MAY 22 In this Baton Rouge Business Report post, Rolfe McCollister considers the privatization of bus service in Baton Rouge. After decades of under-funding, it is a mess, and although a tax (partially) passed last year, improvement hasn't happened yet. McCollister apparently feels it is time to let private business get in on the transit business.
MAY 22 This post on Bayou Buzz by Jeff Crouere urges the defeat of a bill that would grant modest pay increases over the next several years to the state's judges and clerks of court. The state is in no position to fund pay hikes, Crouere argues, with the pay increases costing a total of $9 million over several years. It sends the wrong message to the (proverbial) hard-working people of Louisiana, he says.
MAY 22 The Advocate reports here that State Treasurer John Kennedy is complaining about a meeting of the corporation that oversees the state's tobacco settlement. The Governor wanted it restructured, and he has some support, but not a lot. The corporation agreed with his plan, but Kennedy didn't, and it appears that the meeting was noticed in a manner completely different than that of all previous meetings. Kennedy's given to hyperbole, but in this case the fish don't smell too fresh.

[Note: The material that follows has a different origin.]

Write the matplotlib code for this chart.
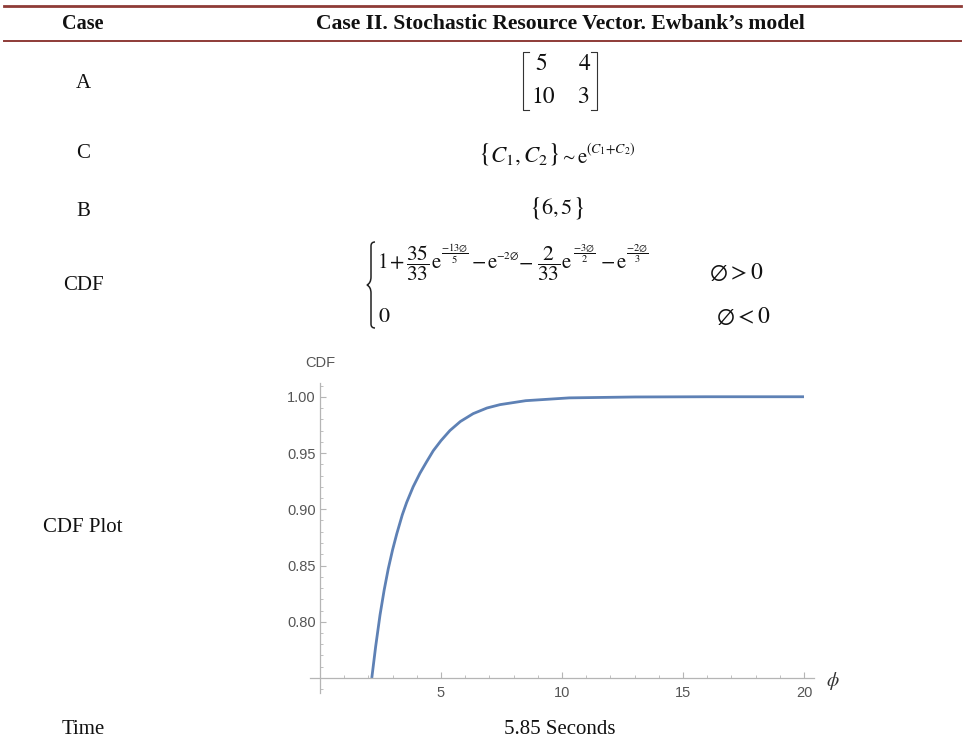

MAY 22 In this Advocate story, Carencro Police Chief Carlos Stout says the recent federal indictment of a strip club owner is all wrong. The indictment alleges that drugs and prostitution went on with impunity because club staff made arrangements with "local" police. Stout says it never happened, and while his cops do work security in the parking lot, they're not allowed inside.

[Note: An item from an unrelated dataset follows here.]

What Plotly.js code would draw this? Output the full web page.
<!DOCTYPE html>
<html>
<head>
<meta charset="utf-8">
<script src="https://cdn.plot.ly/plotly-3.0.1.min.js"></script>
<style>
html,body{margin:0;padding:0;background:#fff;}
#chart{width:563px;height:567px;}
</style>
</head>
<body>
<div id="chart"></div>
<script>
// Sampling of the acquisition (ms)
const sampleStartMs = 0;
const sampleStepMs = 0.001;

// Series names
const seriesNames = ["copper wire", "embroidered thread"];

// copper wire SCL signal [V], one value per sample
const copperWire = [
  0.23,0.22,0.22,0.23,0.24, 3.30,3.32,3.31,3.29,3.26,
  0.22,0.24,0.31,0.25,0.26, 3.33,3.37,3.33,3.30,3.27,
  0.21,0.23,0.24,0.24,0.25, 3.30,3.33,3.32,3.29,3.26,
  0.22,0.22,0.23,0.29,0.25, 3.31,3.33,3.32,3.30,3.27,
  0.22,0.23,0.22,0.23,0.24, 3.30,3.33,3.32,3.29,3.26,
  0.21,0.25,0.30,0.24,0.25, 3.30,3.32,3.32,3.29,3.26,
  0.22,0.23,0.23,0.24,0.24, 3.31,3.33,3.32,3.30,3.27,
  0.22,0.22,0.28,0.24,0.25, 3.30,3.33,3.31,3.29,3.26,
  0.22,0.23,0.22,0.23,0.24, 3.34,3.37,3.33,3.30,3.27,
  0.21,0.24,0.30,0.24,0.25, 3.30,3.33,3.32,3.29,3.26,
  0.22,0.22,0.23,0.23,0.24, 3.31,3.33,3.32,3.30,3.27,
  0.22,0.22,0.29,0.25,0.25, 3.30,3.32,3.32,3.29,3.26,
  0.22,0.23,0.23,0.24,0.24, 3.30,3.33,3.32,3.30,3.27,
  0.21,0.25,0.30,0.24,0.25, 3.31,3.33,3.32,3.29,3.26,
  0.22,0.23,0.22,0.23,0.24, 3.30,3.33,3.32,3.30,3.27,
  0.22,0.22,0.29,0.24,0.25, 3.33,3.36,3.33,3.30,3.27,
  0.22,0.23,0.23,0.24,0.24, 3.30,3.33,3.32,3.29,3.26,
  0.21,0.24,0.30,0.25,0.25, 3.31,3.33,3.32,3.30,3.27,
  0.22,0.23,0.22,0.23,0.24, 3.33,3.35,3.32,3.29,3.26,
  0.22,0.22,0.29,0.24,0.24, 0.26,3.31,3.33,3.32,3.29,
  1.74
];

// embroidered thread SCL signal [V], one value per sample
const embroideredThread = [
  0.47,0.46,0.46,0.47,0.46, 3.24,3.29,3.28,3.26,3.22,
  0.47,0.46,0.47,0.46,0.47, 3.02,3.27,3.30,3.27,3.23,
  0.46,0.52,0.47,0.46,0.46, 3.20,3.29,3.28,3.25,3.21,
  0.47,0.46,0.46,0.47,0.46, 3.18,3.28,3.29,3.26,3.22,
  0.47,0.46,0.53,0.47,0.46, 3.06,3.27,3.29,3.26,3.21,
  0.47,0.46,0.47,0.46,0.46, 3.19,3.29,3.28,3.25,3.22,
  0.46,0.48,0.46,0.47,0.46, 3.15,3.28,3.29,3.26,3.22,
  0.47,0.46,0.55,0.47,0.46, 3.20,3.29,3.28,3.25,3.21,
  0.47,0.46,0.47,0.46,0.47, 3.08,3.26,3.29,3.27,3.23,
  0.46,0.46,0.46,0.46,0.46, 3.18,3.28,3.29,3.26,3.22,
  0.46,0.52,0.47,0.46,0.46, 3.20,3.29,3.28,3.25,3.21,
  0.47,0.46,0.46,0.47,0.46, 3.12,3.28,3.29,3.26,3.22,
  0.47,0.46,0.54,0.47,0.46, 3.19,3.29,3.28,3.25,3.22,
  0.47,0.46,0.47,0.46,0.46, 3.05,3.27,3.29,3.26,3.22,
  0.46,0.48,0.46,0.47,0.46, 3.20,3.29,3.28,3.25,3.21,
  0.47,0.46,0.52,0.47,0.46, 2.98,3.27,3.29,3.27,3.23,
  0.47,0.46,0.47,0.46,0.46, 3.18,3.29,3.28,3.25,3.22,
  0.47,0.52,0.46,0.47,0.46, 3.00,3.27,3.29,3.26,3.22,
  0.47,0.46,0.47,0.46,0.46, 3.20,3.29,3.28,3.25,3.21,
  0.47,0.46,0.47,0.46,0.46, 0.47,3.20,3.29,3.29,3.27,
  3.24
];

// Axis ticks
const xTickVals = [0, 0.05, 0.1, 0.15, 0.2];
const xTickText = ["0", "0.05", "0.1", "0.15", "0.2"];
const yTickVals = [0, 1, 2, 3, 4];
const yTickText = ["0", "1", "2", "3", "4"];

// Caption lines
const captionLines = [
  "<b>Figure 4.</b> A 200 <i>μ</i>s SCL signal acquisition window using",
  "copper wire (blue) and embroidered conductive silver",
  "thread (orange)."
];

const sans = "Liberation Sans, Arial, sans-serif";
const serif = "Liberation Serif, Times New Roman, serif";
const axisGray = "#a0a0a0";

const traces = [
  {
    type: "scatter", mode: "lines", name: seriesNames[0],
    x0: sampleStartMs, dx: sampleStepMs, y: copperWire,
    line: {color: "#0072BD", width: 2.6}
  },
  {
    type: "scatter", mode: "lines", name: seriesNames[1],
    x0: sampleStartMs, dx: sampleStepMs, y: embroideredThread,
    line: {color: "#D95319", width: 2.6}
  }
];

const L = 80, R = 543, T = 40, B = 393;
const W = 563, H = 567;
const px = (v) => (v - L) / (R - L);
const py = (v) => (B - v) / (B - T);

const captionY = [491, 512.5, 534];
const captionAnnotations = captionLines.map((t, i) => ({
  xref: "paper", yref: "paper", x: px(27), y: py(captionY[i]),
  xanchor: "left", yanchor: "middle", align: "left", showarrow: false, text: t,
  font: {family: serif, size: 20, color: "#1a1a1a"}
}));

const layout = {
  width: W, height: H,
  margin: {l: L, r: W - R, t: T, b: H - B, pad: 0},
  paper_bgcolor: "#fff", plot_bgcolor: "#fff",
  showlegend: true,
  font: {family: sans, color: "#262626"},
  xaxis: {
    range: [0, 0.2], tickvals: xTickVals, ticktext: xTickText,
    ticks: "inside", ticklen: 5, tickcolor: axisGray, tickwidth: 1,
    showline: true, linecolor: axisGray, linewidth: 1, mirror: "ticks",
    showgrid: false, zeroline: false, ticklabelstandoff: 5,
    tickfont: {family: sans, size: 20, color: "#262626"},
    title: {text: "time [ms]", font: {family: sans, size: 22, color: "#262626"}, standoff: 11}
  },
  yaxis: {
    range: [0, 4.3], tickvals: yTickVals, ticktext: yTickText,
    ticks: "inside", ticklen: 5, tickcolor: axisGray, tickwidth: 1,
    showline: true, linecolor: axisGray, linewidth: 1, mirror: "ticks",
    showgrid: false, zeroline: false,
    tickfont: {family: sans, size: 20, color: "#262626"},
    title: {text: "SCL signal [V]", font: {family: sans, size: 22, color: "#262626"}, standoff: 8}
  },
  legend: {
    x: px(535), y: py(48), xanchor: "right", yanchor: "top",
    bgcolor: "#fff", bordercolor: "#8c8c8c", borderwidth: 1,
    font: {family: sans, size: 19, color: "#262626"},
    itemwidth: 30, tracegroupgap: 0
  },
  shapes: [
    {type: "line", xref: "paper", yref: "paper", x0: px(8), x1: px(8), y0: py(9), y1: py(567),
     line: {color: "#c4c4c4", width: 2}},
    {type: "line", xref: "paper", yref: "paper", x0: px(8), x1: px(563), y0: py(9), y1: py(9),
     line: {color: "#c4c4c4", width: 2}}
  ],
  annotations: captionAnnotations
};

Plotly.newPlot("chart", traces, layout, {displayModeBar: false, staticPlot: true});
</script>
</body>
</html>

MAY 22 This amusing post in DIG Baton Rouge recounts an ad that ran on Craig's List recently; the advertiser was seeking tenants for a Beauregard Town house. He knew his market, and wrote an ad that the most ironical hipster couldn't resist. Apparently, he really did know his market, because the ad worked like a charm.
MAY 22 In this post in The Lens, Mark Moseley comments on the rhetoric Gov. Jindal employed in trying to save his tax "reform" package. One interesting point concerns Jindal's use of his brother, Nikesh, in a little story. Nikesh left Louisiana because of his inability to get a decent job, the story goes, but the story won't hold water: Nikesh lives in DC, which has an income tax level comparable to Louisiana, Moseley says. If income taxes caused the dismal situation, it should exist in DC too. Right?
MAY 22 This post by columnist John Maginnis traces the trajectory of the bill that would fund construction at community and technical colleges -- and bypass the Board of Regents and traditional higher ed funding mechanisms. Sure, it will bust the legislature's self-imposed debt limit, but some leges feel that there's more need (because there is more growth) in the community and technical college area than in the university area, he says.